With all of this freedom, all of their training, and a wealth of research at their fingertips, it might be instructive to take a look at how well the average manager in this category fared at identifying the best and worst times to be in the stock market.

There's no doubt that over the past decade the stock market has provided market timers with an embarrassment of riches in the form of numerous opportunities to avoid or take advantage of big moves up or down.

So how did flexible portfolio managers do? Since the end of 1999, the average flexible portfolio fund held a stock allocation of 63 percent, which will serve as our benchmark. In March 2000 -- just weeks from the market's then-all-time-high, the average fund in this category was actually overweight stocks, with a 66 percent allocation -- 6 percent higher than their average.

At the market's subsequent low in September 2002, that allocation had fallen to 61 percent -- 3 percent lower than their long-term average. The group's stock allocation drifted up over the next few years, and reached a slightly-overweight 64 percent in September 2007 -- just weeks from the S&P 500's all time high. Carnage quickly followed, of course, and when the bear market bottomed out in March 2009, the average flexible portfolio fund was significantly underweight stocks, with an average allocation of just 53 percent.

Notice a pattern here? Rather than underweighting stocks at the market's peaks and overweighting them at the bottoms, the managers of these funds were doing precisely the opposite -- loading up on stocks when everyone was optimistic, and underweighting them in times of despair.

It seems that for all of the hedging and opportunity identifying/seizing that these funds are supposed to offer, their managers have ended up falling victim to the same emotional traps that ensnare so many investors. This is hardly a new phenomenon. In the early part of the twentieth century, John Maynard Keynes noted that it's far more acceptable for money managers to fail conventionally -- i.e. follow their emotions and their fellow investors into and out of the stock market -- than to succeed unconventionally.

Largely as a result of that poor timing, the average flexible portfolio fund -- including those which have been merged out of existence -- has earned an annual return of just under 2 percent since 1999, trailing the 2.8 percent return provided by buying and holding a 60/40 portfolio divided between the total domestic stock and bond markets. Compounded over the entire period, the average flexible portfolio fund earned a cumulative return of 24 percent, versus 35 percent for the buy-and-hold approach.
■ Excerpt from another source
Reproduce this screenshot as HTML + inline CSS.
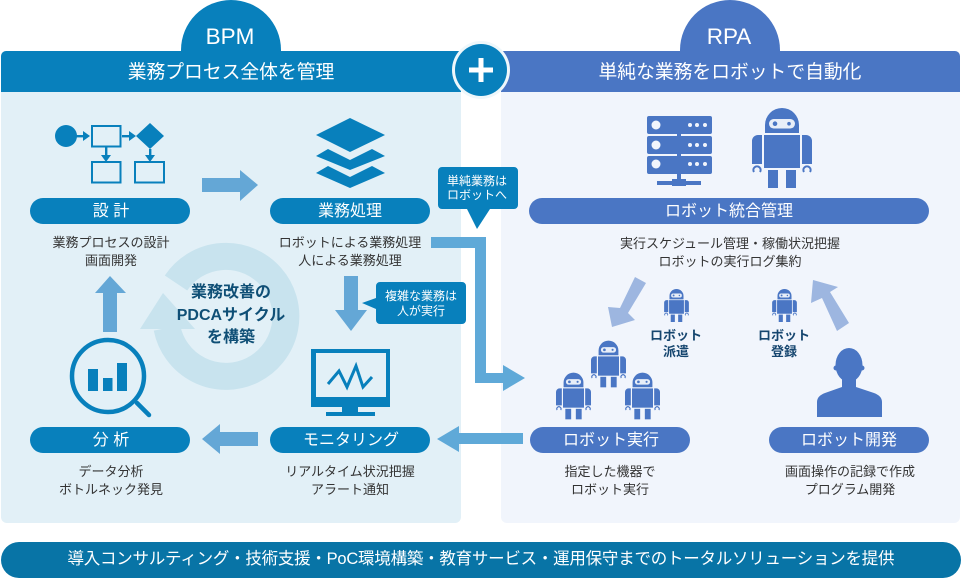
<!DOCTYPE html>
<html><head><meta charset="utf-8">
<style>
html,body{margin:0;padding:0;background:#fff;width:961px;height:578px;overflow:hidden}
svg{display:block}
text{font-family:"Liberation Sans","Noto Sans CJK JP",sans-serif;text-anchor:middle}
.d{font-size:13px;fill:#333}
.p{font-size:16px;fill:#fff}
.t{font-size:18.8px;fill:#fff}
.h{font-size:22.5px;fill:#fff}
.c{font-size:12px;fill:#fff}
.b{font-size:13px;fill:#16466f;font-weight:700}
.m{font-size:16px;fill:#0f4f76;font-weight:700}
</style></head><body>
<svg width="961" height="578" viewBox="0 0 961 578" xmlns="http://www.w3.org/2000/svg">
<defs>
<symbol id="r" viewBox="0 0 60 80">
<path d="M13 25V17a17 17 0 0 1 34 0V25Z" fill="#4a76c4"/>
<rect x="17" y="11" width="26" height="9.5" rx="4.7" fill="#e8eef8"/>
<circle cx="23" cy="15.7" r="2.3" fill="#4a76c4"/><circle cx="37" cy="15.7" r="1.8" fill="#4a76c4"/>
<rect x="12" y="27" width="36" height="33" fill="#4a76c4"/>
<path d="M0 56V33a6 6 0 0 1 6-6h4V56ZM60 56V33a6 6 0 0 0-6-6h-4V56Z" fill="#4a76c4"/>
<path d="M2 64a3.6 3.6 0 1 1 6 0M52 64a3.6 3.6 0 1 1 6 0" fill="none" stroke="#4a76c4" stroke-width="2"/>
<rect x="16" y="62" width="10" height="18" fill="#4a76c4"/><rect x="34" y="62" width="10" height="18" fill="#4a76c4"/>
</symbol>
</defs>
<rect x="1" y="51" width="460" height="472" rx="6" fill="#e2f0f7"/>
<rect x="501" y="51" width="459" height="472" rx="6" fill="#f1f5fc"/>
<path d="M181 50A50 50 0 0 1 281 50V53H181Z" fill="#0880bc"/>
<path d="M680 50A50 50 0 0 1 780 50V53H680Z" fill="#4a76c4"/>
<path d="M1 92V56a5 5 0 0 1 5-5H461V92Z" fill="#0880bc"/>
<path d="M501 92V51H955a5 5 0 0 1 5 5V92Z" fill="#4a76c4"/>
<text x="230" y="44" class="h">BPM</text>
<text x="729" y="44" class="h">RPA</text>
<text x="231" y="78" class="t">業務プロセス全体を管理</text>
<text x="730" y="78" class="t">単純な業務をロボットで自動化</text>

<!-- plus -->
<circle cx="481" cy="70" r="29" fill="#eef7fb"/>
<circle cx="481" cy="70" r="26" fill="#0880bc"/>
<path d="M478.500 58h5v9.500h9.500v5h-9.500v9.500h-5v-9.500h-9.500v-5h9.500Z" fill="#fff"/>

<!-- flow icon -->
<g fill="#0880bc">
<circle cx="66" cy="136" r="11"/>
<path d="M150 123l14 13-14 13-14-13Z"/>
<rect x="76" y="135" width="12" height="2.400"/><path d="M83 131l7 5-7 5Z"/>
<rect x="122" y="135" width="8" height="2.400"/><path d="M129 131l7 5-7 5Z"/>
<rect x="105" y="147" width="2.400" height="9"/><path d="M101 155h10l-5 7Z"/>
<rect x="149" y="149" width="2.400" height="7"/><path d="M145 155h10l-5 7Z"/>
</g>
<g fill="none" stroke="#0880bc" stroke-width="2">
<rect x="92" y="126" width="28.500" height="20.500"/>
<rect x="92" y="162" width="28.500" height="20.500"/>
<rect x="135" y="162" width="29" height="20.500"/>
</g>
<!-- layers -->
<g fill="#0880bc">
<path d="M350 118l35 17-35 17-34-17Z"/>
<path d="M316 156l12-7 22 11 22-11 13 7-35 14Z"/>
<path d="M316 173l12-7 22 11 22-11 13 7-35 15Z"/>
</g>
<!-- pills BPM -->
<g fill="#0880bc">
<rect x="30" y="198" width="160" height="26" rx="13"/>
<rect x="270" y="198" width="160" height="26" rx="13"/>
<rect x="30" y="427" width="160" height="26" rx="13"/>
<rect x="270" y="427" width="160" height="26" rx="13"/>
</g>
<g fill="#4a76c4">
<rect x="529" y="198" width="400" height="26" rx="13"/>
<rect x="530" y="427" width="160" height="26" rx="13"/>
<rect x="769" y="427" width="160" height="26" rx="13"/>
</g>
<text x="111" y="216" class="p">設 計</text>
<text x="350" y="216" class="p">業務処理</text>
<text x="111" y="445" class="p">分 析</text>
<text x="351" y="445" class="p">モニタリング</text>
<text x="729" y="216" class="p">ロボット統合管理</text>
<text x="611" y="445" class="p">ロボット実行</text>
<text x="849" y="445" class="p">ロボット開発</text>

<!-- descriptions -->
<text x="111" y="247" class="d">業務プロセスの設計</text>
<text x="111" y="265" class="d">画面開発</text>
<text x="350" y="247" class="d">ロボットによる業務処理</text>
<text x="350" y="265" class="d">人による業務処理</text>
<text x="730" y="248" class="d">実行スケジュール管理・稼働状況把握</text>
<text x="730" y="266" class="d">ロボットの実行ログ集約</text>
<text x="111" y="476" class="d">データ分析</text>
<text x="111" y="494" class="d">ボトルネック発見</text>
<text x="350" y="476" class="d">リアルタイム状況把握</text>
<text x="350" y="494" class="d">アラート通知</text>
<text x="610" y="476" class="d">指定した機器で</text>
<text x="610" y="494" class="d">ロボット実行</text>
<text x="850" y="476" class="d">画面操作の記録で作成</text>
<text x="850" y="494" class="d">プログラム開発</text>

<!-- cycle -->
<path d="M176 283A60 60 0 1 1 167 328" fill="none" stroke="#c8e3ee" stroke-width="27"/>
<path d="M163 293L140 329H195Z" fill="#c8e3ee"/>
<text x="231" y="297" class="m">業務改善の</text>
<text x="231" y="320" class="m">PDCAサイクル</text>
<text x="231" y="342" class="m">を構築</text>

<!-- arrows -->
<g fill="#64a7d6">
<path d="M202 178H240V170L258 185 240 201V192H202Z"/>
<path d="M258 432H220V424L202 439 220 454V446H258Z"/>
<path d="M103 332V293H95L110 276 126 293H117V332Z"/>
<path d="M344 276H358V310H367L351 331 335 310H344Z"/>
<path d="M431 237H486V373H503V365L525 378 503 391V383H475V248H431Z" fill="#5fa9d8"/>
<path d="M523 433H459V426L437 439 459 452V444H523Z" fill="#5fa9d8"/>
</g>

<!-- callouts -->
<path d="M442 167H514a4 4 0 0 1 4 4V205a4 4 0 0 1-4 4H490L477 229 467 209H442a4 4 0 0 1-4-4V171a4 4 0 0 1 4-4Z" fill="#0880bc"/>
<text x="477" y="185" class="c">単純業務は</text>
<text x="477" y="199" class="c">ロボットへ</text>
<path d="M380 282H462a4 4 0 0 1 4 4V320a4 4 0 0 1-4 4H380a4 4 0 0 1-4-4V309L362 303 376 298V286a4 4 0 0 1 4-4Z" fill="#0880bc"/>
<text x="421" y="300" class="c">複雑な業務は</text>
<text x="421" y="315" class="c">人が実行</text>

<!-- monitor -->
<path fill-rule="evenodd" d="M311 349H390V407H311ZM316 353V397H386V353Z" fill="#0880bc"/>
<rect x="342" y="407" width="16" height="7" fill="#0880bc"/>
<rect x="326" y="412" width="49" height="4" fill="#0880bc"/>
<polyline points="328,384 339,371 347,387 356,366 363,387 372,377" fill="none" stroke="#0880bc" stroke-width="3"/>

<!-- magnifier -->
<circle cx="108" cy="376" r="36" fill="none" stroke="#0880bc" stroke-width="4.500"/>
<line x1="137" y1="403" x2="149" y2="415" stroke="#0880bc" stroke-width="4.500" stroke-linecap="round"/>
<g fill="#0880bc">
<rect x="88" y="369" width="10" height="22"/>
<rect x="103" y="378" width="9.500" height="13"/>
<rect x="117" y="363" width="10" height="28"/>
</g>

<!-- server -->
<g fill="#4a76c4">
<rect x="647" y="116" width="65" height="18" rx="2"/>
<rect x="647" y="136" width="65" height="18" rx="2"/>
<rect x="647" y="156" width="65" height="18" rx="2"/>
<rect x="677" y="134" width="4" height="48"/>
<rect x="657" y="181" width="44" height="4"/>
<rect x="672" y="179" width="14" height="7"/>
</g>
<g fill="#f1f5fc">
<circle cx="656" cy="125" r="4.500"/><circle cx="656" cy="145" r="4.500"/><circle cx="656" cy="164" r="4.500"/>
<circle cx="690" cy="125" r="2"/><circle cx="697" cy="125" r="2"/><circle cx="705" cy="125" r="2"/>
<circle cx="690" cy="145" r="2"/><circle cx="697" cy="145" r="2"/><circle cx="705" cy="145" r="2"/>
<circle cx="690" cy="164" r="2"/><circle cx="697" cy="164" r="2"/><circle cx="705" cy="164" r="2"/>
</g>

<!-- robots -->
<use href="#r" x="752" y="108" width="60" height="80"/>
<use href="#r" x="664" y="289" width="25" height="33"/>
<use href="#r" x="772" y="289" width="25" height="33"/>
<use href="#r" x="591" y="340" width="35" height="48"/>
<use href="#r" x="556" y="372" width="35" height="48"/>
<use href="#r" x="625" y="372" width="35" height="48"/>

<!-- person -->
<g fill="#4a76c4">
<ellipse cx="849" cy="365" rx="13.500" ry="17"/>
<circle cx="836" cy="368" r="2.500"/><circle cx="862" cy="368" r="2.500"/>
<path d="M817 417V402Q817 396 825 393L842 387V376H856V387L874 393Q882 396 882 402V417Z"/>
</g>

<!-- light arrows -->
<path d="M635 277L646 283 628 313 635 320 612 327 608 307 620 308Z" fill="#9db6e0"/>
<path d="M813 280L838 287 830 292 849 323 837 331 822 298 811 303Z" fill="#9db6e0"/>

<text x="676" y="340" class="b">ロボット</text>
<text x="676" y="356" class="b">派遣</text>
<text x="784" y="340" class="b">ロボット</text>
<text x="784" y="356" class="b">登録</text>

<!-- footer -->
<rect x="1" y="542" width="960" height="36" rx="18" fill="#0874a6"/>
<text x="481" y="564" font-size="16.500" fill="#fff" textLength="827" lengthAdjust="spacing">導入コンサルティング・技術支援・PoC環境構築・教育サービス・運用保守までのトータルソリューションを提供</text>
</svg>
</body></html>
There's no denying the appeal of an approach like tactical asset allocation, particularly when the financial markets are offering such meager rewards in return for the stress they produce. But in the end, successful investing is all about minimizing mistakes -- both your own and those made by your mutual fund managers. Which is why the notion of increasing your odds for success by increasing the number of decisions you and/or your managers are making by adopting a tactical asset allocation approach is, in the end, counterintuitive.